What do the Cenosilicaphobic Cat, the Piceous Lodestar, the Vociferate Dipsomanic, The Blind Tiger and the Noble Botryotinia Fuckeliana have in common? They are some of the irreverent names Chester has created for his wines – almost as colorful as his shirts. While dyslexic, he has a brilliant mind and penchant for unusual – if pertinent – words to weave a story about what’s in the bottle. Take the Blind Tiger, for example. “The vineyard was planted in 1926,” explains Chester, “right in the middle of the American Prohibition era and the name is slang for a speakeasy, a place selling illegal grog. A Blind Tiger. It just fits with the wine. Although the real mouthful is Noble Botryotinia Fuckeliana – it’s one of my sweet styles and delicious.”

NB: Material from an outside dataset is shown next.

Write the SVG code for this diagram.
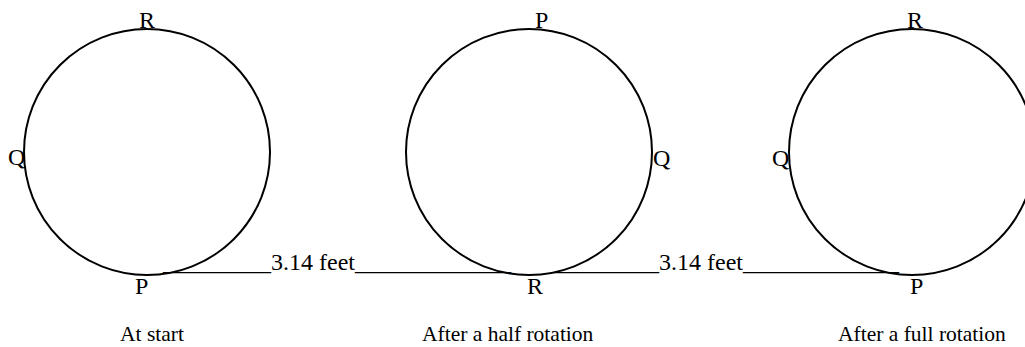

He discovered the quirky phrase is actually a synonym for noble rot, or Botrytis cinerea, named after 19th-century German botanist and mycologist, Karl Wilhelm Gottlieb Leopold Fuckel. Where does Chester find such inspiration? “On the toilet. Every morning I look through the dictionary. Or I read some weird scientific paper. I eventually find wacky words that fit perfectly to a wine.”

7. Amazing sites

On a more serious note, Chester has toyed with the idea of producing single-site wines to express the diversity of McLaren Vale’s ancient geology. His Amazing Sites project began in earnest with the release of a dozen 2010 wines, comprising three Grenaches and 9 Shiraz bottlings. With the current 2012s, the number of Shirazes has grown to 15 and there are two more from 2013. There’s a distinct McLaren Vale theme but all are different. “From the age of eight, I used to eat grapes from the various vineyards and I could taste the difference. It was obvious to me then.” The Amazing Site wines are barrel selections sourced only from estate fruit, from vines between 20 and 120 years old, and the Shirazes are all components of Dead Arm.

8. Old vines and geology

McLaren Vale is home to some of the oldest Shiraz, Grenache and Mourvedre, some heading well past a century, but geology also interests Chester. The region was officially mapped out for vignerons in 2010, indicating geology created the greatest diversity. The Geology of McLaren Vale Wine Region map identified seven geological terranes (sic), which produce different characters in the wines, says Chester. For example, the Amazing Site Shiraz called The Other Side comes off a vineyard planted in 1916. “It has a geology based on limestone called the Blanche Point Formation, which is around 25 to 50 million years old. The wine is always strong and reeks of earthy almost peaty characters,” he says, “and the tannins are imposing. Yet I am pleasantly surprised how beautiful the wine grows in time with its peppery, licorice and chocolate notes. It accentuates the earthy, irony character in Dead Arm.” Such geological inputs are fascinating.

9. Family ties

For the Osborns’ centenary celebration in 2012, Chester produced a non-vintage sparkling blend of Chardonnay, Pinot Noir and Pinot Meunier with fruit sourced from the cool-climate region of the Adelaide Hills. He cheekily called it DADD, a tribute to his forefathers but, a year later, Mumm was none-too-pleased. Global drinks giant, Pernod Ricard which owns Champagne house G.H. Mumm with its distinct red stripe, persuasively told the Osborns to stop using the name. Chester cheerfully agreed to phase it out by 2015 and he’s on the cusp of relaunching DADD as mum. Well it’s now named in honor of his mother, Pauline or rather her nickname, Polly. DADD’s new moniker is Pollyanna Polly.

10. D’Arenberg’s cube

For a decade now, Chester has imagined a state-of-the-art building in the middle of a vineyard comprising a tasting room, cellar door, function center for 190 people and a 45-seat restaurant. His vision is being realized. Resembling a Rubik’s cube but without the colors, construction has begun on the five-story building with its pulled-out sides, all white and glass with mirrors at the bottom to give the impression it is hovering over the vines. The cube is expected to cost $8.4 million and will be finished in late 2016.